(WHAT TO WORK ON)
Repeat the lines exactly from the line that contains "Convert this chart to matplotlib code." through the line that contains "from matplotlib.ticker import"; leave images out and add nothing.

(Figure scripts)
[BEGIN]
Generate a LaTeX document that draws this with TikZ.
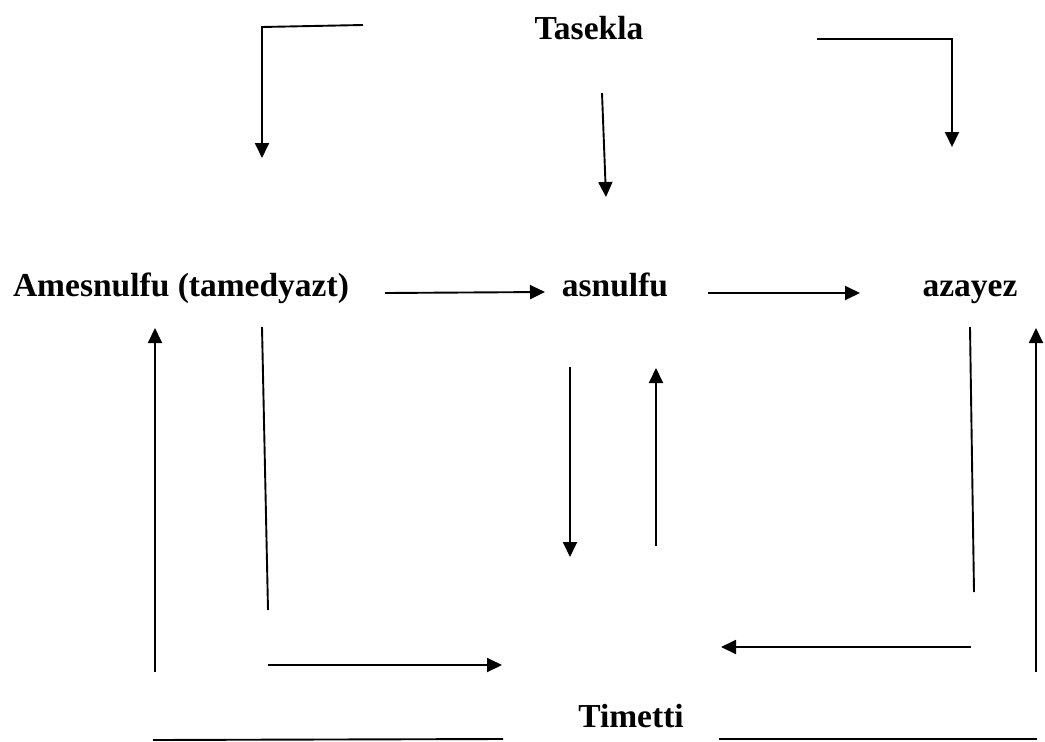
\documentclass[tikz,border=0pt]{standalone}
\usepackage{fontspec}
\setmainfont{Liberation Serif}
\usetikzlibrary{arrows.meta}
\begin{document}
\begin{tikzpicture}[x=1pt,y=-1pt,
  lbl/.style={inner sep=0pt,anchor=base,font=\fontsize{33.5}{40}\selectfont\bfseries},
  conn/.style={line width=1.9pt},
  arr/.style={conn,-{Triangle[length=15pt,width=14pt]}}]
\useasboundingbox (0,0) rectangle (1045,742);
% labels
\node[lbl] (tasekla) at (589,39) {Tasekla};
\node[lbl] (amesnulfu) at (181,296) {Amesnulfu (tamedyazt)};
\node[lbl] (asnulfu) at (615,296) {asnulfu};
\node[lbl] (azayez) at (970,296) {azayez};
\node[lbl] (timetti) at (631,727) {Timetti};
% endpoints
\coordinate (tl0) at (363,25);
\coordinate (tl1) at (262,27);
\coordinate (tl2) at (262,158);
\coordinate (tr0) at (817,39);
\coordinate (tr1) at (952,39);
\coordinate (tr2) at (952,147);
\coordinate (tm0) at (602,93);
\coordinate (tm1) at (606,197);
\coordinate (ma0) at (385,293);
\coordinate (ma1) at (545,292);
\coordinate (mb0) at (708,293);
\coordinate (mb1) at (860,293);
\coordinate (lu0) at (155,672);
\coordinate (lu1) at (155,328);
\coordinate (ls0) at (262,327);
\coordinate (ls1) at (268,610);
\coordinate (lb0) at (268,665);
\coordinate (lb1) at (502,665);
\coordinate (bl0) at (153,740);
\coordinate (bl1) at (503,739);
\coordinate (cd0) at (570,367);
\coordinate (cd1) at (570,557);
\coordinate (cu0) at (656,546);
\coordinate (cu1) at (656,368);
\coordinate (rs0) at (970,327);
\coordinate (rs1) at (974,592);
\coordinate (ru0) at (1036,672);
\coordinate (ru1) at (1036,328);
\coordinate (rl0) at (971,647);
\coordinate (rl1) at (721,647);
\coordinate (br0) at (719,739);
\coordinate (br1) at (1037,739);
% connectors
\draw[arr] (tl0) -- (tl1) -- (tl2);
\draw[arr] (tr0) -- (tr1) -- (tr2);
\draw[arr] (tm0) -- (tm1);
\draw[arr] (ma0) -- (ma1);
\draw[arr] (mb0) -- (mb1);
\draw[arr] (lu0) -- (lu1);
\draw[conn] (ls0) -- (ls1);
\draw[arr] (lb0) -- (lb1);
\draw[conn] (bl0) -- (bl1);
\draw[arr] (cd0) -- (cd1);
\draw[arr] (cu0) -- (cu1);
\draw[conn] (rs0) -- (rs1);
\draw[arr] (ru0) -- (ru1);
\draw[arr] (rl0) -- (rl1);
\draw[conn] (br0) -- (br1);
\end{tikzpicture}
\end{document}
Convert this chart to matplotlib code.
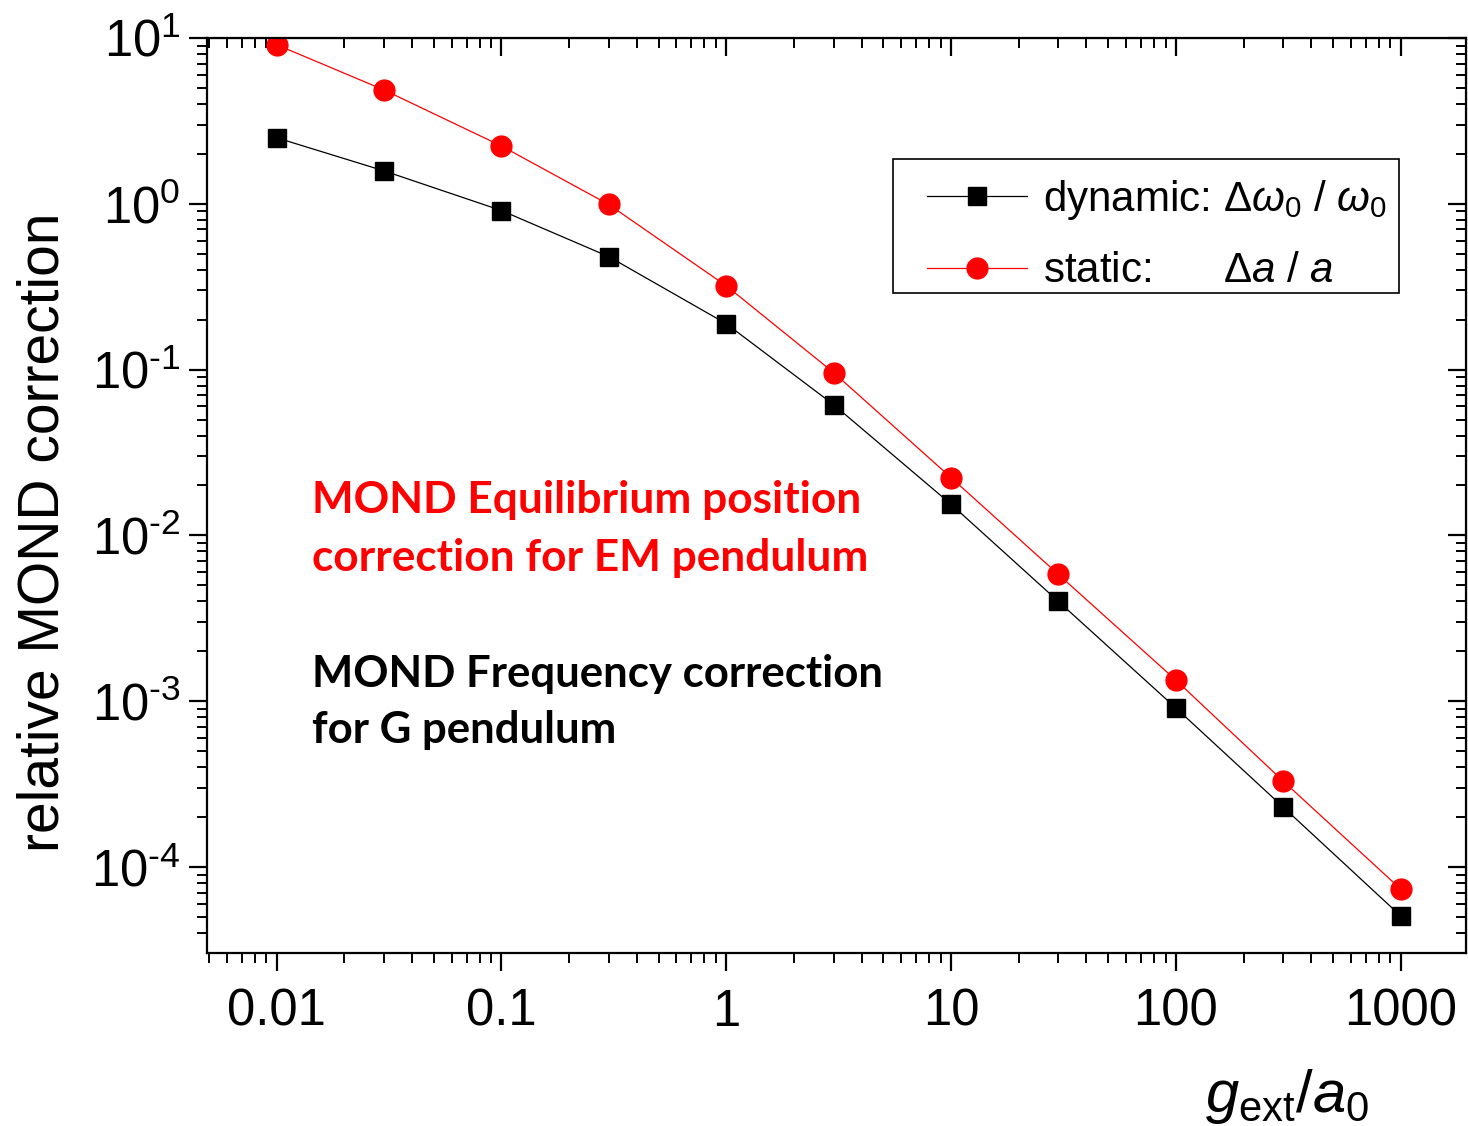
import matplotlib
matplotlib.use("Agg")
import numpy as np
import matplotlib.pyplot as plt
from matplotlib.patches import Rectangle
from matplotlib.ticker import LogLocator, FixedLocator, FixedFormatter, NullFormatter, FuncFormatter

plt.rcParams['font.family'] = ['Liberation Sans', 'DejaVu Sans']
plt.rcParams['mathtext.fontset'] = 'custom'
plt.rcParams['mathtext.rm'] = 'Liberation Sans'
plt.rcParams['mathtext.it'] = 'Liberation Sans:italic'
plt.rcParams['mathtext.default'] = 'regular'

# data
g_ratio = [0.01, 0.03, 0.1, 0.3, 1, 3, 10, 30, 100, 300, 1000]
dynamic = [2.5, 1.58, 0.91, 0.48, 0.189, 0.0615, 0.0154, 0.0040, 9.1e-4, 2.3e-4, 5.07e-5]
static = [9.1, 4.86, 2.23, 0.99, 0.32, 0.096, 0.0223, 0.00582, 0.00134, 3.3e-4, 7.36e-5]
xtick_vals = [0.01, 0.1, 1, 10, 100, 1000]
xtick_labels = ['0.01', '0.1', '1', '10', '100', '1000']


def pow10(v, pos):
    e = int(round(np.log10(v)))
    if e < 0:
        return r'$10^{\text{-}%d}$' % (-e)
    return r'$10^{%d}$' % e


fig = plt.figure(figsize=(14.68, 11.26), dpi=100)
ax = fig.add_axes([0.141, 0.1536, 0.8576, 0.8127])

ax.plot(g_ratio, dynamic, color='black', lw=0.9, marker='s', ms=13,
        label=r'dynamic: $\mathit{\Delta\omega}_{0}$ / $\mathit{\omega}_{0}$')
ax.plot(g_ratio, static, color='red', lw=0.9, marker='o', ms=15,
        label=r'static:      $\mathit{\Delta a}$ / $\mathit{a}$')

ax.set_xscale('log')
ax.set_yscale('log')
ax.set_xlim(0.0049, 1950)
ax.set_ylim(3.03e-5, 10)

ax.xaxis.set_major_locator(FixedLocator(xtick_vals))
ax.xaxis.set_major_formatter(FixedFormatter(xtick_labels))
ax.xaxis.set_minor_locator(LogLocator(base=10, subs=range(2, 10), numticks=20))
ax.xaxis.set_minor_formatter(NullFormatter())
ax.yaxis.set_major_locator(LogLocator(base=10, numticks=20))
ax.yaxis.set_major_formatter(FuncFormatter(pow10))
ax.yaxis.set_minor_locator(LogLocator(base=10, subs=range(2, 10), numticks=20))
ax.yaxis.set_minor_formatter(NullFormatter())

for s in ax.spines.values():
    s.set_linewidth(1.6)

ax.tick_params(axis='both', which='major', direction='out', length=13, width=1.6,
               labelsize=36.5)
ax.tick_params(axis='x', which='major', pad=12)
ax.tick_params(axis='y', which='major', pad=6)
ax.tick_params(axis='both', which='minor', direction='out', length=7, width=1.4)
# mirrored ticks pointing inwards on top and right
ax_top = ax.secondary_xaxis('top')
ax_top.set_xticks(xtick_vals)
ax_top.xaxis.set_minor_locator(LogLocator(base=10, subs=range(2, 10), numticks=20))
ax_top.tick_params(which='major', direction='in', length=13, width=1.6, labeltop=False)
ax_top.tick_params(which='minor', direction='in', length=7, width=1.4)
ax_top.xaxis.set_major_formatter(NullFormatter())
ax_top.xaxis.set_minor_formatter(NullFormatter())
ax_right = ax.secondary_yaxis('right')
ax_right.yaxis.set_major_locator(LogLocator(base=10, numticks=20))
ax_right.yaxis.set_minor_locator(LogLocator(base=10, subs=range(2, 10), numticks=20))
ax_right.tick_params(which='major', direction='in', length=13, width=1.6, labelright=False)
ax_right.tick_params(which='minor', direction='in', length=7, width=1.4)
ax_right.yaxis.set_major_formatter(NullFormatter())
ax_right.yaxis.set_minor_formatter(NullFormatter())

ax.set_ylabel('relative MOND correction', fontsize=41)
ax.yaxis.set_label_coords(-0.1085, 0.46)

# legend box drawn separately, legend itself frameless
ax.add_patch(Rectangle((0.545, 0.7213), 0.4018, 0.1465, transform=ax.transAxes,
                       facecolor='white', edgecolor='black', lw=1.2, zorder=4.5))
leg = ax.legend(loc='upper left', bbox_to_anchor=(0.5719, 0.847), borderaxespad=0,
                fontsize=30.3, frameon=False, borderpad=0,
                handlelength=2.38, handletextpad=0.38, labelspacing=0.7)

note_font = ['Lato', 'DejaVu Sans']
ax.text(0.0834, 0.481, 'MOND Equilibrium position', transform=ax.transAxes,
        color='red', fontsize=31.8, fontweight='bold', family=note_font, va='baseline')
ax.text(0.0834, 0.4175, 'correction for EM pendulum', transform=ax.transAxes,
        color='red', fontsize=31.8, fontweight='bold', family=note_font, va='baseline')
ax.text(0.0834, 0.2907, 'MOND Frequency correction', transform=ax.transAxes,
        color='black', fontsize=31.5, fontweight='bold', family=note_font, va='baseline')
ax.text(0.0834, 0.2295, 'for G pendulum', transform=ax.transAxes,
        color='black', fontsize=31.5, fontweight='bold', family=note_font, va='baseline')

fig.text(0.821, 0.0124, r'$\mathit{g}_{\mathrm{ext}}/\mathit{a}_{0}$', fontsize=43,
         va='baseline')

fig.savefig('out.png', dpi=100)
[END]
(ANSWER BELOW)
Convert this chart to matplotlib code.
import matplotlib
matplotlib.use("Agg")
import numpy as np
import matplotlib.pyplot as plt
from matplotlib.patches import Rectangle
from matplotlib.ticker import LogLocator, FixedLocator, FixedFormatter, NullFormatter, FuncFormatter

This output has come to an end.